“It’s blue! It’s blue!”

17 10 2013

“Blue are the streets and all the trees are too.”

– Blue, Eiffel 65

After a month without updating the blog, it’s time to actually do something, even it can only be a review of the last weeks. Many interesting things have happened during this period, maybe too many to have time enough to sit in front of the laptop late in the afternoon.

The actual autumn in Falsterbo had suddenly started during my flash visit to the Canary Islands, but some nice birds such as the Steppe eagle had kindly stayed around. Other highlights of the raptor migration included the biggest day ever for Honey buzzard and a nice juvenile female Montagu’s harrier that stayed in the area for a week. It’s a pity that this was the species from what I got better views… the rarest harrier here but again the commonest in the Iberian Peninsula.

Montagus

We kept on catching some good birds, both at the Lighthouse and at Flommen. A couple of littoralis Rock pipits in the cages were very interesting for a Mediterranean birder, especially this nice 1st winter with quite a lot of white in the tail. With strong light conditions, you can probably get a pure white impression of R6.

Anthus petrosus 1blog

Anthus petrosus blog2

The tail of the adult (below) was more similar to what I had expected, but I still don’t know if it’s age related or just individual variation.

Anthus petrosus 2blog

In the meanwhile, the lighthouse produced a Nutcracker during standarised ringing and a Tengmalm’s owl during the night (the last thanks to Aron’s keen work!).

Nutcracker blog

aegolius blog

Extra ringing at the Station is also successful, with 2 Yellow-browed warblers and a Red-breasted flycatcher ringed so far. However, I think the best in that respect is still about to come.
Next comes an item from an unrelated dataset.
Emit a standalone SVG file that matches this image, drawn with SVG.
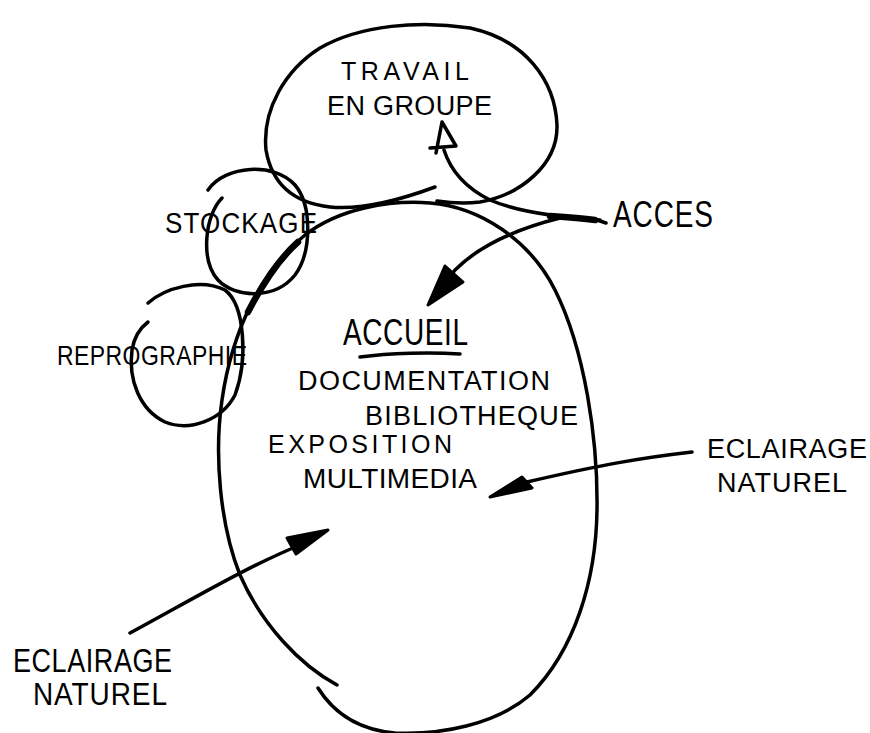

inornatus blog Ficedula parva

What finally pushed me to update the blog is yesterday’s Red-flanked bluetail. It was still dark in the first net-round and Stephen and me where in net 3 extracting the usual robins and wrens when Stephen started shouting at me “it’s blue! it’s blue!”. After some days with hundreds of Blue tits, something blue in the net is not surprising. This time, however, the “blue thing” was more exciting and less painful fr our already damaged fingers. I ran towards Stephen and he was holding the bird (that was still in the net) in a way that I could only see the tail. It took me a few seconds to react, but yeah… it was a Bluetail.

tarsiger

I’ve never got the English meaning of the word “blue” to describe something boring. A chat with such an electric blue tail is just a discharge of adrenaline, especially when the blue is extensive to the inner GCs and 30% of the LCs. Seemingly, the post-juvenile moult can be that extensive and therefore at least some birds can be sexed in 1st winter plumage. An exciting item from a bird that was already exciting itself!